Nvidia denies GeForce GTX 970 design flaw claims

January 26, 2015 | 11:54

Tags: #gddr5 #geforce #gpu #graphics-card #gtx-970 #gtx-980 #maxwell #ram #vram

Companies: #nvidia

Nvidia has denied that its GeForce GTX 970 graphics card design has a serious flaw, while admitting that performance can be marginally affected if more than 3.5GB of VRAM is in use at any one time.

Launched late last year, the GeForce GTX 970 boasts the company's new low-power Maxwell chip architecture on a board with 4GB of GDDR5 video memory. Where it differs from its higher-end GeForce GTX 980 sibling is in the number of unlocked portions of the GPU available to the user: while both use a GM204 GPU, the 980 features 4 GPCs and 16 SMMs to the GTX 970's 13 SMMs. That reduction in tessellation units corresponds to a clear drop in performance, made more obvious by a reduction in clock speed to further drop the power draw from 165W to 145W, but one which users on a budget or with thermal constraints will consider a fair trade-off.

Unfortunately, reports have been spreading since launch that there's a bigger problem in the design. Numerous customer support threads, both on Nvidia's own website and on retailer and enthusiast forums, have declared the design a bust thanks to an issue which makes it near-impossible to make full use of that 4GB of VRAM - a problem not shared by the GTX 980. According to these reports, detailed in full on Nvidia's official forum, when an application makes use of more than 3.5GB of the 4GB VRAM, performance is dramatically impacted.
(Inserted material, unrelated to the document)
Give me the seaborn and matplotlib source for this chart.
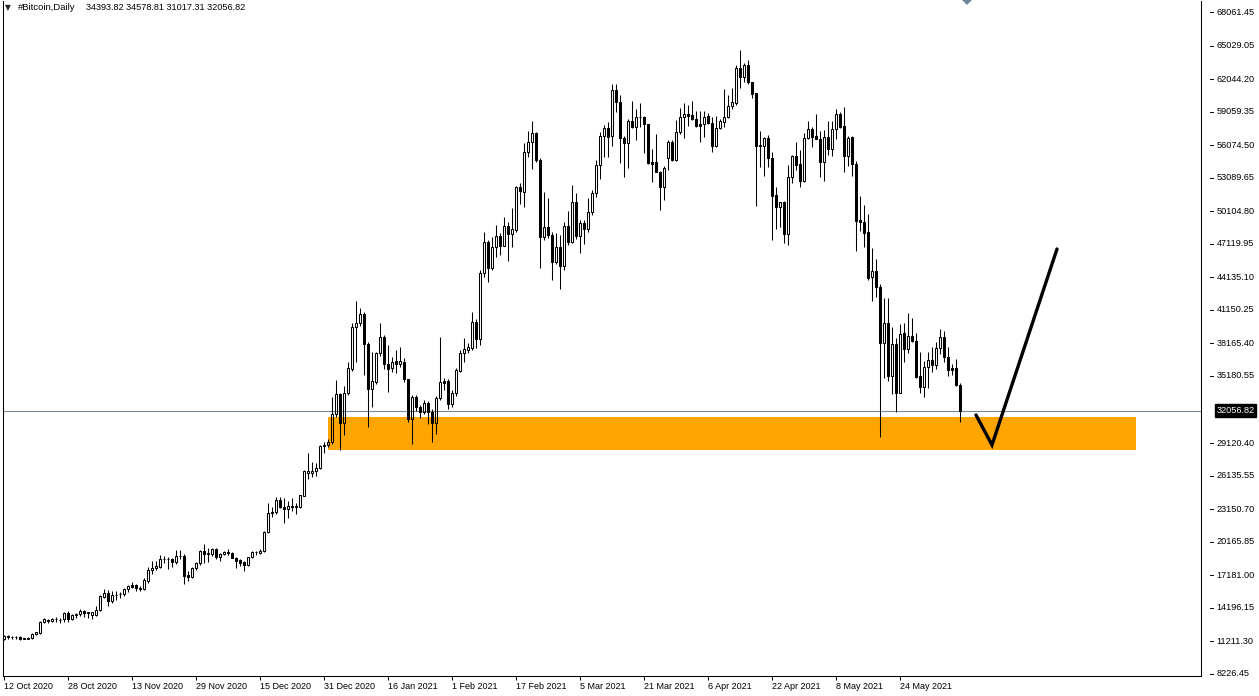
import numpy as np
import matplotlib
matplotlib.use("Agg")
import matplotlib.pyplot as plt
import matplotlib.transforms as mtransforms
from matplotlib.patches import Polygon
import seaborn as sns

# daily candles, day 0 = 12 Oct 2020
opens = [11350, 11650, 11580, 11543, 11604, 11420, 11420, 11453, 11815, 11905,
         12900, 13150, 12980, 13201, 13150, 13171, 13714, 13201, 13600, 13624,
         13955, 13774, 13563, 13563, 14016, 15222, 15583, 14830, 15372, 15433,
         15433, 15915, 16277, 16277, 16036, 15885, 16669, 17634, 17784, 17935,
         18628, 18640, 18598, 18387, 18900, 18900, 17181, 17031, 17784, 18236,
         19382, 19081, 19081, 19503, 18779, 19081, 19292, 19201, 18749, 18538,
         18387, 18086, 18779, 19231, 19201, 19382, 21101, 22759, 22850, 23965,
         23362, 23121, 23422, 23362, 23362, 24357, 26437, 26377, 26618, 26829,
         28849, 28940, 29181, 31744, 33523, 30960, 33673, 35784, 39583, 39945,
         40789, 38045, 33975, 34668, 37231, 38678, 36236, 35874, 36538, 36236,
         36477, 34880, 31261, 33312, 32347, 31955, 32709, 31955, 30960, 33161,
         34729, 34729, 32618, 33613, 35663, 37231, 37532, 37683, 40035, 38497,
         44527, 47271, 44919, 46879, 47844, 46969, 48748, 48025, 48387, 52306,
         51854, 55412, 56316, 57130, 54718, 47784, 48688, 47934, 45522, 46819,
         45160, 48748, 47331, 50889, 47844, 48989, 48447, 49985, 51763, 54266,
         56889, 57582, 56919, 61050, 59934, 56738, 56286, 58246, 57733, 58577,
         58577, 57944, 54507, 54507, 53603, 52306, 54869, 56316, 54718, 57221,
         58577, 58879, 58788, 58427, 57944, 57944, 58698, 58095, 56014, 57582,
         58185, 58577, 59602, 59844, 63009, 62256, 63311, 61743, 60748, 56014,
         56014, 56678, 54869, 51552, 50437, 50949, 48025, 53150, 55080, 54356,
         52849, 56678, 57492, 56889, 56647, 54567, 56768, 55713, 57492, 58848,
         57793, 55080, 56768, 54356, 49290, 49140, 48233, 44163, 44678, 43260,
         38194, 39948, 35180, 38075, 33671, 39040, 37593, 38799, 38374, 35180,
         34215, 35967, 36628, 36176, 37685, 38680, 36927, 35877, 35877, 34393.82]
highs = [11750, 11750, 11650, 11650, 11650, 11500, 11560, 11900, 12056, 13050,
         13262, 13200, 13250, 13352, 13262, 13865, 13955, 13624, 13774, 14076,
         14016, 13865, 13865, 14377, 15372, 15885, 15825, 15734, 15734, 15674,
         15975, 16277, 16578, 16367, 16186, 16880, 17935, 18478, 18448, 18990,
         18900, 18779, 18750, 19443, 19400, 19100, 17543, 17875, 18387, 19443,
         19955, 19593, 19593, 19593, 19201, 19382, 19503, 19292, 18840, 18629,
         18448, 18840, 19382, 19382, 19503, 21191, 23664, 23362, 24206, 24206,
         24116, 23905, 24116, 23724, 24417, 26678, 28186, 27432, 27300, 28940,
         29241, 29452, 33251, 34819, 33673, 34276, 36477, 40005, 41965, 41301,
         41000, 38300, 37382, 37382, 40005, 38900, 37985, 36930, 37532, 37834,
         36779, 34900, 33500, 33462, 32600, 33000, 32900, 32200, 33372, 38738,
         35000, 34900, 33900, 35900, 37532, 38588, 38136, 40940, 40300, 44768,
         48236, 47482, 47784, 48839, 48085, 49592, 49140, 50346, 52366, 52607,
         56226, 57371, 58246, 57281, 54900, 51854, 51251, 48236, 48085, 47934,
         49140, 50105, 52457, 51703, 49300, 49300, 51251, 52000, 54718, 57281,
         57884, 58185, 61592, 61592, 60597, 56900, 58396, 60055, 59301, 59844,
         58700, 58000, 55713, 57070, 53700, 54176, 56527, 56527, 58336, 59391,
         59844, 59693, 60055, 59150, 59150, 59150, 58939, 58637, 58698, 58396,
         61110, 60597, 61200, 63311, 64667, 63462, 63763, 61800, 60748, 57371,
         56828, 56979, 55472, 52306, 50950, 51000, 54266, 55170, 56376, 55622,
         57190, 58245, 57673, 58879, 57341, 57431, 58245, 58245, 59331, 59090,
         59542, 56889, 56900, 54627, 51462, 50648, 49805, 46730, 45764, 43475,
         42209, 42209, 39640, 38589, 39885, 39948, 40852, 40400, 39100, 37320,
         36565, 37380, 37830, 38283, 39432, 39250, 37830, 36300, 36690, 34578.81]
lows = [11300, 11400, 11420, 11400, 11300, 11350, 11350, 11420, 11760, 11880,
        12809, 12800, 12950, 12960, 12809, 12960, 12900, 13111, 13262, 13503,
        13413, 13262, 13201, 13503, 13955, 15071, 14377, 14679, 14920, 15071,
        15282, 15674, 15975, 15764, 15764, 15825, 16428, 17242, 17634, 17784,
        18297, 17694, 17935, 18200, 18600, 16337, 16600, 16940, 17600, 18086,
        18236, 18387, 18900, 18600, 18478, 18950, 19000, 18689, 17784, 18000,
        17573, 18000, 18689, 19000, 19100, 19292, 21000, 22458, 22700, 23200,
        21915, 22307, 23000, 22699, 23200, 24300, 25900, 26015, 26100, 26800,
        28200, 28800, 29000, 31500, 28487, 29844, 33500, 35600, 36477, 39700,
        35271, 30598, 32407, 34500, 37000, 35800, 33764, 35500, 35422, 36000,
        34600, 31050, 29000, 32000, 31400, 31700, 30809, 29241, 29935, 33000,
        33900, 32165, 32400, 33400, 35500, 36477, 37300, 37500, 37683, 37985,
        44165, 43713, 44800, 45975, 46125, 46900, 45613, 46879, 48236, 50738,
        50497, 54959, 53874, 54500, 44919, 47500, 47700, 43864, 45300, 43050,
        44768, 47000, 47200, 47600, 46336, 47090, 48200, 49700, 51401, 52969,
        55020, 55020, 55984, 59090, 54477, 53211, 53965, 57600, 56527, 57673,
        55321, 54356, 52758, 53600, 50196, 51100, 53814, 54600, 54600, 57100,
        56738, 57824, 58300, 57673, 56376, 56768, 58000, 55411, 55900, 57500,
        57673, 58500, 59331, 59700, 61200, 61803, 61600, 60300, 50587, 54115,
        53301, 54115, 47482, 48447, 48628, 47180, 47030, 52607, 53813, 52245,
        52758, 56587, 55924, 56600, 53210, 52849, 55170, 55110, 56587, 57580,
        53663, 54175, 53271, 46487, 48296, 46877, 43864, 41992, 42355, 29690,
        34973, 34700, 33526, 31897, 33600, 36420, 37231, 38300, 35030, 33610,
        33309, 34070, 35515, 35814, 37170, 36475, 35210, 35300, 34300, 31017.31]
closes = [11700, 11600, 11543, 11560, 11393, 11453, 11513, 11845, 11996, 12900,
          13201, 12980, 13201, 13180, 13111, 13714, 13201, 13563, 13624, 13955,
          13774, 13805, 13805, 14016, 15282, 15583, 14830, 15372, 15400, 15463,
          15915, 16186, 16126, 15975, 15885, 16729, 17634, 17845, 18025, 18628,
          18640, 18628, 18387, 18900, 18880, 17121, 17031, 17784, 18236, 19382,
          19081, 19201, 19503, 18779, 19081, 19292, 19141, 18749, 18478, 18297,
          18086, 18779, 19231, 19250, 19382, 21101, 22759, 22850, 23965, 23362,
          23121, 23422, 23362, 23422, 24417, 26618, 26588, 26618, 26829, 28849,
          28940, 29181, 31744, 33553, 30960, 33673, 35874, 39583, 40005, 40789,
          38045, 33975, 34759, 37291, 38678, 36236, 35814, 36477, 36236, 36538,
          34880, 31261, 33312, 32347, 31955, 32709, 31955, 30960, 33221, 34608,
          34518, 32618, 33613, 35724, 37291, 37593, 37834, 40035, 38497, 44527,
          47271, 44919, 46879, 47844, 46969, 48748, 48025, 48477, 52246, 51914,
          55472, 56316, 57130, 54718, 47784, 48688, 47934, 45522, 46819, 45160,
          48748, 47331, 50889, 47844, 48989, 48447, 49985, 51763, 54266, 56889,
          57582, 56828, 61050, 59934, 56678, 56286, 58246, 57733, 58577, 58600,
          57944, 54417, 54356, 53663, 52306, 54025, 56316, 54718, 57221, 58577,
          58879, 58698, 58427, 57824, 57824, 58637, 58095, 56014, 57582, 58246,
          58577, 59602, 59934, 63009, 62256, 63311, 61743, 60658, 56014, 56074,
          56678, 54869, 51462, 50437, 50889, 48025, 53150, 55080, 54266, 52849,
          56678, 57492, 56828, 56647, 54567, 56768, 55713, 57492, 58848, 57733,
          55080, 56738, 54356, 49200, 49140, 48142, 44017, 44678, 43202, 38194,
          39948, 35180, 38075, 33671, 38980, 37593, 38799, 38374, 35119, 34215,
          35967, 36628, 36176, 37685, 38680, 36927, 35724, 35724, 34367, 32056.82]

date_labels = ["12 Oct 2020", "28 Oct 2020", "13 Nov 2020", "29 Nov 2020",
               "15 Dec 2020", "31 Dec 2020", "16 Jan 2021", "1 Feb 2021",
               "17 Feb 2021", "5 Mar 2021", "21 Mar 2021", "6 Apr 2021",
               "22 Apr 2021", "8 May 2021", "24 May 2021"]
date_label_days = [0, 16, 32, 48, 64, 80, 96, 112, 128, 144, 160, 176, 192, 208, 224]

price_labels = [68061.45, 65029.05, 62044.20, 59059.35, 56074.50, 53089.65,
                50104.80, 47119.95, 44135.10, 41150.25, 38165.40, 35180.55,
                29120.40, 26135.55, 23150.70, 20165.85, 17181.00, 14196.15,
                11211.30, 8226.45]

symbol = "#Bitcoin,Daily"
last_price = 32056.82

# support zone and the drawn projection
zone_days = [81, 283]
zone_prices = [28487, 31473]
path_days = [243, 247, 263.25]
path_prices = [31653, 28940, 46668]

W, H = 1259, 696
sns.set_theme(style="white")
plt.rcParams["font.family"] = ["Liberation Sans", "DejaVu Sans"]

fig = plt.figure(figsize=(W / 100, H / 100), dpi=100)
fig.patch.set_facecolor("white")
ax = fig.add_axes([3 / W, 20 / H, 1198 / W, 675 / H])
ax.set_facecolor("white")

o = np.array(opens, dtype=float)
h = np.array(highs, dtype=float)
l = np.array(lows, dtype=float)
c = np.array(closes, dtype=float)
days = np.arange(len(o))
top = np.maximum(o, c)
bot = np.minimum(o, c)
bull = c >= o

lw = 0.75
# zone + bid line behind the candles
ax.fill_between(zone_days, zone_prices[0], zone_prices[1], color="#FFA500", lw=0, zorder=1)
ax.axhline(last_price, color="#778899", lw=lw, zorder=1.5)

# wicks (split so hollow bodies stay empty)
ax.vlines(days, top, np.maximum(h, top), color="black", lw=lw, zorder=3)
ax.vlines(days, np.minimum(l, bot), bot, color="black", lw=lw, zorder=3)
body_h = np.maximum(top - bot, 1.0)
ax.bar(days[bull], body_h[bull], bottom=bot[bull], width=0.5, facecolor="none",
       edgecolor="black", linewidth=lw, zorder=3.5)
ax.bar(days[~bull], body_h[~bull], bottom=bot[~bull], width=0.5, facecolor="black",
       edgecolor="black", linewidth=lw, zorder=3.5)

# hand-drawn V projection
sns.lineplot(x=path_days, y=path_prices, sort=False, color="black", lw=2.4,
             ax=ax, zorder=5, solid_joinstyle="miter")

ax.set_xlim(-0.25, 299.25)
ax.set_ylim(8045.55, 69099.3)

ax.spines["top"].set_visible(False)
for s in ["left", "right", "bottom"]:
    ax.spines[s].set_color("black")
    ax.spines[s].set_linewidth(lw)

ax.set_yticks([])
ax.set_xticks(date_label_days)
ax.set_xticklabels(date_labels, ha="left")
ax.tick_params(axis="x", direction="out", length=3, width=lw, pad=1.5,
               labelsize=6.5, colors="black", bottom=True)

# right price scale (MT4 style: detached dashes + labels)
trans = mtransforms.blended_transform_factory(ax.transAxes, ax.transData)
for v in price_labels:
    ax.plot([1 + 8.5 / 1198, 1 + 12 / 1198], [v, v], transform=trans,
            clip_on=False, color="black", lw=lw)
    ax.text(1 + 15.5 / 1198, v, f"{v:.2f}", transform=trans, ha="left",
            va="center", fontsize=6.6, color="black")
ax.text(1 + 15.5 / 1198, last_price, f"{last_price:.2f}", transform=trans,
        ha="left", va="center", fontsize=6.6, color="white",
        bbox=dict(boxstyle="square,pad=0.18", facecolor="black", edgecolor="black"))

# header
fig.text(5 / W, 1 - 7.5 / H, "▼", fontsize=5.5, ha="left", va="center",
         family=["DejaVu Sans"])
fig.text(18 / W, 1 - 7.5 / H, symbol, fontsize=6.8, ha="left", va="center",
         color="black")
fig.text(86 / W, 1 - 7.5 / H,
         f"{opens[-1]:.2f} {highs[-1]:.2f} {lows[-1]:.2f} {closes[-1]:.2f}",
         fontsize=6.6, ha="left", va="center", color="black")

# chart shift marker at the top
fig.patches.append(Polygon([[962 / W, 1.0], [972 / W, 1.0], [967 / W, 1 - 5 / H]],
                           closed=True, transform=fig.transFigure,
                           facecolor="#6F86A0", edgecolor="none"))

fig.savefig("out.png", dpi=100, facecolor="white")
Nvidia has been under pressure, both from the media and from its users, to declare its stance on the matter. Now, it has done so with a statement which admits to a 3.5GB VRAM segmentation configuration but denies that it causes an appreciable performance hit in gaming applications. 'The GeForce GTX 970 is equipped with 4GB of dedicated graphics memory,' an Nvidia spokesperson explained in a statement to press this week. 'However the 970 has a different configuration of SMs than the 980, and fewer crossbar resources to the memory system. To optimally manage memory traffic in this configuration, we segment graphics memory into a 3.5GB section and a 0.5GB section.'

That segmentation, Nvidia has admitted, can cause confusion as '3rd party applications that measure memory usage will report 3.5GB of memory in use on GTX 970' when an application requires less than or equal to 3.5GB of VRAM per draw. 'The GPU has higher priority access to the 3.5GB section,' the statement further explains, but denies that this 'higher priority access' has an appreciable effect on performance when a game requires more than 3.5GB. To illustrate its point, the company has performed internal testing between a GTX 980 and a GTX 970, running games at settings which require both more than and less than 3.5GB of VRAM.

The results: Shadows of Mordor shows a one percentage point difference in framerate between the GTX 970 and 980 results at >3.5GB settings; Battlefield 4 shows a three percentage point difference; Call of Duty: Advanced Warfare shows a similar three percentage point difference. 'As you can see,' Nvidia claimed, 'there is very little change in the performance of the GTX 970 relative to GTX 980 on these games when it is using the 0.5GB segment.'

This doesn't seem to square up with users' experiences, however, and we'd be surprised if GTX 970 owners who run at settings which require more than 3.5GB of RAM will be satisfied with the company's internal testing results - and even more surprised if they don't make a fuss that Nvidia failed to explain that a chunk of the card's VRAM was 'low-priority' and would be accessible only at the cost of performance, regardless of how small that cost might be.